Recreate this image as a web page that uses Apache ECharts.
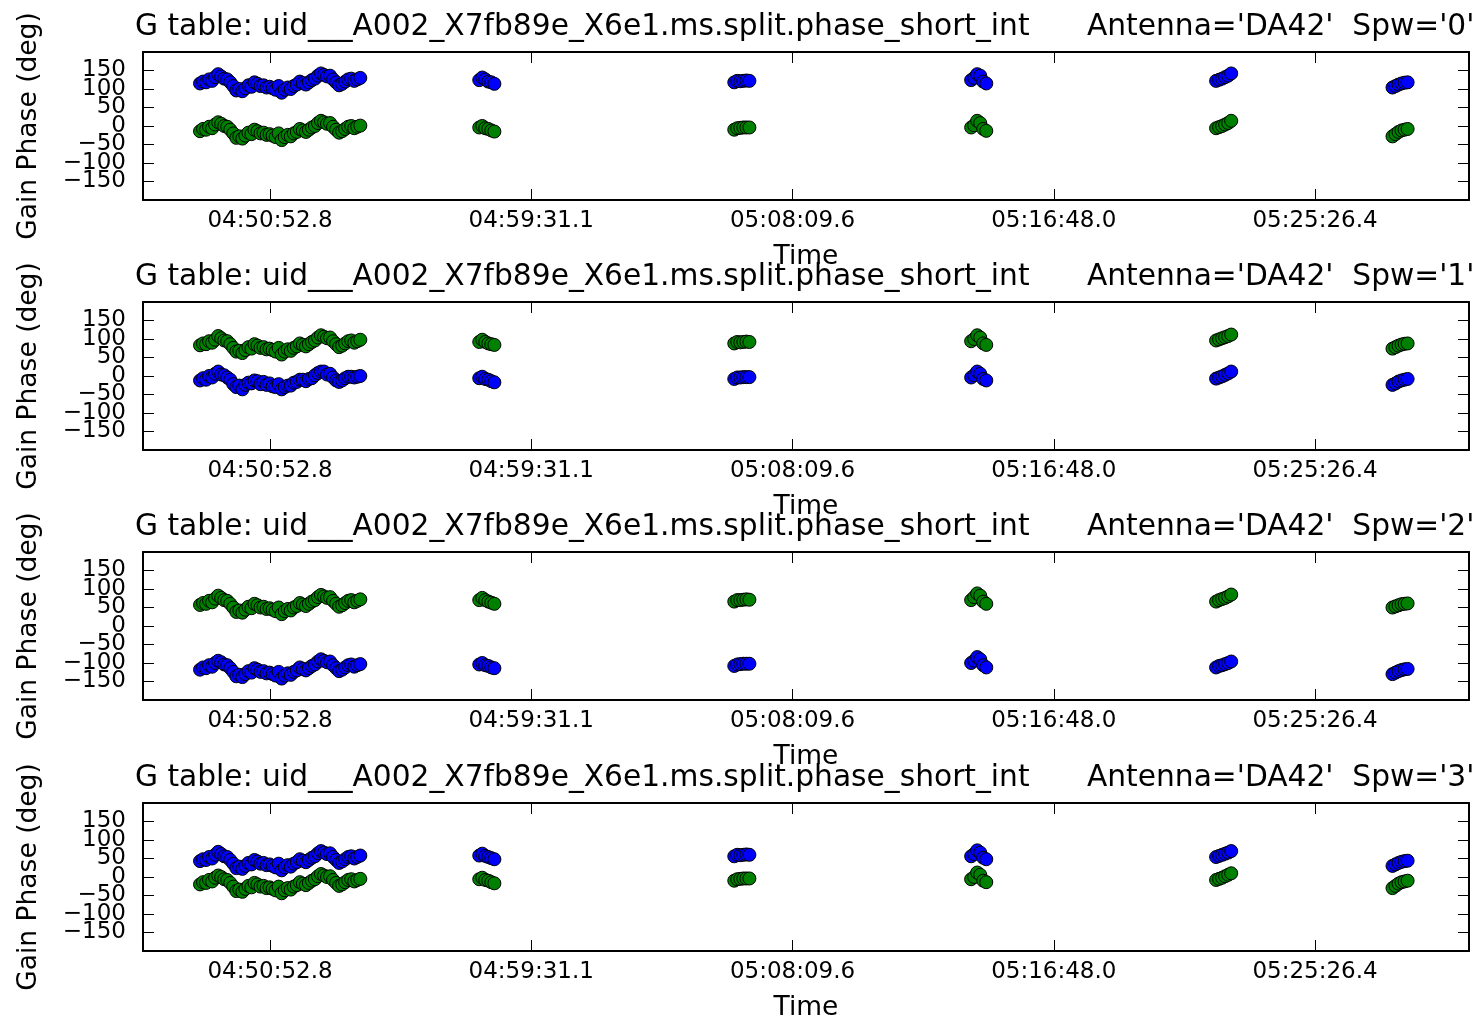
<!DOCTYPE html>
<html>
<head>
<meta charset="utf-8">
<script src="https://cdn.jsdelivr.net/npm/echarts@6/dist/echarts.min.js"></script>
<style>
html,body{margin:0;padding:0;background:#fff;}
#chart{width:1476px;height:1015px;}
</style>
</head>
<body>
<div id="chart"></div>
<script>
// ---- data (time in seconds of day, phase in degrees) ----
const TIMES = [
  17314,17320,17326,17332,17338,17344,17350,17356,17362,17368,17374,17380,17386,17392,17398,17404,17410,17416,
  17422,17428,17434,17440,17446,17452,17458,17464,17470,17476,17482,17488,17494,17500,17506,17512,17518,17524,
  17530,17536,17542,17548,17554,17560,17566,17572,17578,17584,17590,17596,17602,17608,17614,17620,17626,17632,
  17868,17874,17880,17886,17892,17898,
  18374,18380,18386,18392,18398,18404,
  18844,18850,18856,18862,18868,18874,
  19330,19336,19342,19348,19354,19360,
  19680,19686,19692,19698,19704,19710
];

const SPW0_BLUE = [
  115,120,118,126,122,132,140,134,128,126,118,108,96,100,94,102,110,106,
  118,114,108,110,104,106,102,98,108,90,98,104,100,108,112,120,116,112,
  118,124,128,136,142,138,134,136,126,118,110,114,120,126,128,122,126,130,
  124,131,126,120,118,114,
  118,122,121,122,123,122,
  124,130,140,136,120,115,
  122,125,128,132,136,142,
  104,108,112,115,117,118
];
const SPW0_GREEN = [
  -14,-8,-10,-2,-6,4,10,6,0,-2,-10,-20,-32,-28,-34,-26,-18,-22,
  -10,-14,-20,-18,-24,-22,-26,-30,-20,-38,-30,-24,-28,-20,-16,-8,-12,-16,
  -10,-4,0,8,14,10,6,8,-2,-10,-18,-14,-8,-2,0,-6,-2,1,
  -4,0,-6,-8,-12,-15,
  -10,-6,-5,-4,-4,-4,
  -4,2,14,8,-8,-13,
  -6,-3,0,4,8,14,
  -28,-22,-16,-12,-10,-8
];

const SPW1_BLUE = [
  -12,-6,-10,0,-4,6,12,4,2,-4,-10,-22,-30,-26,-36,-24,-18,-20,
  -12,-14,-22,-16,-24,-20,-28,-30,-22,-36,-30,-26,-26,-18,-16,-10,-10,-14,
  -8,-6,2,8,12,12,4,6,-4,-12,-16,-12,-6,-2,-2,-4,-2,0,
  -6,-2,-8,-10,-14,-17,
  -8,-4,-4,-3,-3,-3,
  -4,2,12,6,-8,-12,
  -7,-4,-1,3,7,12,
  -24,-20,-15,-12,-10,-8
];
const SPW1_GREEN = [
  83,88,86,94,90,98,108,102,96,94,86,76,66,68,62,70,78,74,
  86,82,76,78,72,74,70,66,76,58,66,72,68,76,80,88,84,80,
  86,92,96,104,110,106,102,104,94,86,78,82,88,94,96,90,94,98,
  92,98,92,88,86,84,
  88,92,91,92,93,92,
  94,100,110,104,88,84,
  96,99,102,105,108,112,
  74,78,82,85,87,88
];

const SPW2_BLUE = [
  -118,-112,-114,-106,-110,-100,-94,-98,-104,-106,-114,-124,-136,-132,-138,-130,-122,-126,
  -114,-118,-124,-122,-128,-126,-130,-134,-124,-142,-134,-128,-132,-124,-120,-112,-116,-120,
  -114,-108,-104,-96,-90,-94,-98,-96,-106,-114,-122,-118,-112,-106,-104,-110,-106,-103,
  -104,-100,-106,-108,-112,-114,
  -108,-104,-103,-102,-102,-102,
  -100,-94,-84,-90,-106,-112,
  -112,-108,-106,-103,-100,-96,
  -130,-126,-122,-119,-117,-116
];
const SPW2_GREEN = [
  57,62,60,68,64,74,82,76,70,68,60,50,38,42,36,44,52,48,
  60,56,50,52,46,48,44,40,50,32,40,46,42,50,54,62,58,54,
  60,66,70,78,84,80,76,78,68,60,52,56,62,68,70,64,68,72,
  70,76,70,66,63,60,
  66,70,70,71,72,71,
  70,78,88,82,66,60,
  66,70,73,76,80,85,
  50,53,56,59,60,61
];

const SPW3_BLUE = [
  43,48,46,54,50,60,68,62,56,54,46,36,24,28,22,30,38,34,
  46,42,36,38,32,34,30,26,36,18,26,32,28,36,40,48,44,40,
  46,52,56,64,70,66,62,64,54,46,38,42,48,54,56,50,54,58,
  58,63,57,54,51,48,
  56,60,59,60,61,60,
  56,62,72,66,52,48,
  54,57,60,63,66,70,
  30,34,38,41,43,44
];
const SPW3_GREEN = [
  -20,-14,-16,-8,-12,-2,4,0,-6,-8,-16,-26,-38,-34,-40,-32,-24,-28,
  -16,-20,-26,-24,-30,-28,-32,-36,-26,-44,-36,-30,-34,-26,-22,-14,-18,-22,
  -16,-10,-6,2,8,4,0,2,-8,-16,-24,-20,-14,-8,-6,-12,-8,-5,
  -6,-2,-8,-10,-14,-17,
  -10,-6,-5,-4,-4,-4,
  -6,0,12,6,-10,-14,
  -8,-5,-2,2,6,10,
  -30,-24,-18,-14,-12,-10
];

const SPW_LABELS = ['0', '1', '2', '3'];
const PANEL_BLUE = [SPW0_BLUE, SPW1_BLUE, SPW2_BLUE, SPW3_BLUE];
const PANEL_GREEN = [SPW0_GREEN, SPW1_GREEN, SPW2_GREEN, SPW3_GREEN];

const X_TICK_VALUES = [17452.8, 17971.1, 18489.6, 19008.0, 19526.4];
const X_TICK_LABELS = ['04:50:52.8', '04:59:31.1', '05:08:09.6', '05:16:48.0', '05:25:26.4'];
const X_MIN = 17200.8, X_MAX = 19831.8;
const Y_TICK_VALUES = [-150, -100, -50, 0, 50, 100, 150];
// the axis ends (-200, 200) are listed so that the end labels are the ones dropped, not -150/150
const Y_LABEL_VALUES = [-200, -150, -100, -50, 0, 50, 100, 150, 200];
const Y_MIN = -200, Y_MAX = 200;

const TITLE_LEFT = 'G table: uid___A002_X7fb89e_X6e1.ms.split.phase_short_int';
const TITLE_RIGHT_PREFIX = "Antenna='DA42'  Spw=";

// ---- layout ----
const FONT = "'DejaVu Sans', sans-serif";
const GRID_LEFT = 143, GRID_WIDTH = 1326, GRID_HEIGHT = 148;
const GRID_TOPS = [52, 302, 552, 803];

const chart = echarts.init(document.getElementById('chart'), null, {renderer: 'canvas'});

const grids = [], xAxes = [], yAxes = [], series = [], titles = [];
const axisLineStyle = {color: '#000', width: 2};
const tickLineStyle = {color: '#000', width: 1};

function fmtY(v) { return v < 0 ? '\u2212' + (-v) : String(v); }
function fmtX(v) {
  let best = 0, d = Infinity;
  X_TICK_VALUES.forEach((t, i) => { if (Math.abs(t - v) < d) { d = Math.abs(t - v); best = i; } });
  return X_TICK_LABELS[best];
}

GRID_TOPS.forEach((top, i) => {
  grids.push({left: GRID_LEFT, top: top, width: GRID_WIDTH, height: GRID_HEIGHT,
              containLabel: false, outerBoundsMode: 'none'});
  xAxes.push({
    gridIndex: i, type: 'value', position: 'bottom', min: X_MIN, max: X_MAX,
    axisLine: {show: true, onZero: false, lineStyle: axisLineStyle},
    axisTick: {show: true, inside: true, length: 11, customValues: X_TICK_VALUES, lineStyle: tickLineStyle},
    axisLabel: {show: true, customValues: X_TICK_VALUES, formatter: fmtX, fontSize: 23, color: '#000',
                fontFamily: FONT, margin: 10, showMinLabel: true, showMaxLabel: true},
    splitLine: {show: false},
    name: 'Time', nameLocation: 'middle', nameGap: 44,
    nameTextStyle: {fontSize: 26.5, color: '#000', fontFamily: FONT}
  });
  xAxes.push({
    gridIndex: i, type: 'value', position: 'top', min: X_MIN, max: X_MAX,
    axisLine: {show: true, onZero: false, lineStyle: axisLineStyle},
    axisTick: {show: true, inside: true, length: 11, customValues: X_TICK_VALUES, lineStyle: tickLineStyle},
    axisLabel: {show: false}, splitLine: {show: false}
  });
  yAxes.push({
    gridIndex: i, type: 'value', position: 'left', min: Y_MIN, max: Y_MAX,
    axisLine: {show: true, onZero: false, lineStyle: axisLineStyle},
    axisTick: {show: true, inside: true, length: 11, customValues: Y_TICK_VALUES, lineStyle: tickLineStyle},
    axisLabel: {show: true, customValues: Y_LABEL_VALUES, formatter: fmtY, fontSize: 23,
                color: '#000', fontFamily: FONT, margin: 17, showMinLabel: false, showMaxLabel: false},
    splitLine: {show: false},
    name: 'Gain Phase (deg)', nameLocation: 'middle', nameGap: 100, nameRotate: 90,
    nameTextStyle: {fontSize: 26.5, color: '#000', fontFamily: FONT}
  });
  yAxes.push({
    gridIndex: i, type: 'value', position: 'right', min: Y_MIN, max: Y_MAX,
    axisLine: {show: true, onZero: false, lineStyle: axisLineStyle},
    axisTick: {show: true, inside: true, length: 11, customValues: Y_TICK_VALUES, lineStyle: tickLineStyle},
    axisLabel: {show: false}, splitLine: {show: false}
  });
  const mk = (arr) => TIMES.map((t, k) => [t, arr[k]]);
  series.push({
    type: 'scatter', xAxisIndex: 2 * i, yAxisIndex: 2 * i, data: mk(PANEL_BLUE[i]),
    symbol: 'circle', symbolSize: 13,
    itemStyle: {color: '#0000ff', borderColor: '#000', borderWidth: 1, opacity: 1}
  });
  series.push({
    type: 'scatter', xAxisIndex: 2 * i, yAxisIndex: 2 * i, data: mk(PANEL_GREEN[i]),
    symbol: 'circle', symbolSize: 13,
    itemStyle: {color: '#008000', borderColor: '#000', borderWidth: 1, opacity: 1}
  });
  const ts = {fontSize: 29.7, fontWeight: 'normal', color: '#000', fontFamily: FONT};
  titles.push({text: TITLE_LEFT, left: 135, top: top - 40, padding: 0, textStyle: ts});
  titles.push({text: TITLE_RIGHT_PREFIX + "'" + SPW_LABELS[i] + "'", left: 1087, top: top - 40, padding: 0, textStyle: ts});
});

chart.setOption({
  animation: false,
  backgroundColor: '#fff',
  title: titles,
  grid: grids,
  xAxis: xAxes,
  yAxis: yAxes,
  series: series
});
</script>
</body>
</html>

# What the task asks
List every line above containing the word "that".

# Result
Recreate this image as a web page that uses Apache ECharts.
// the axis ends (-200, 200) are listed so that the end labels are the ones dropped, not -150/150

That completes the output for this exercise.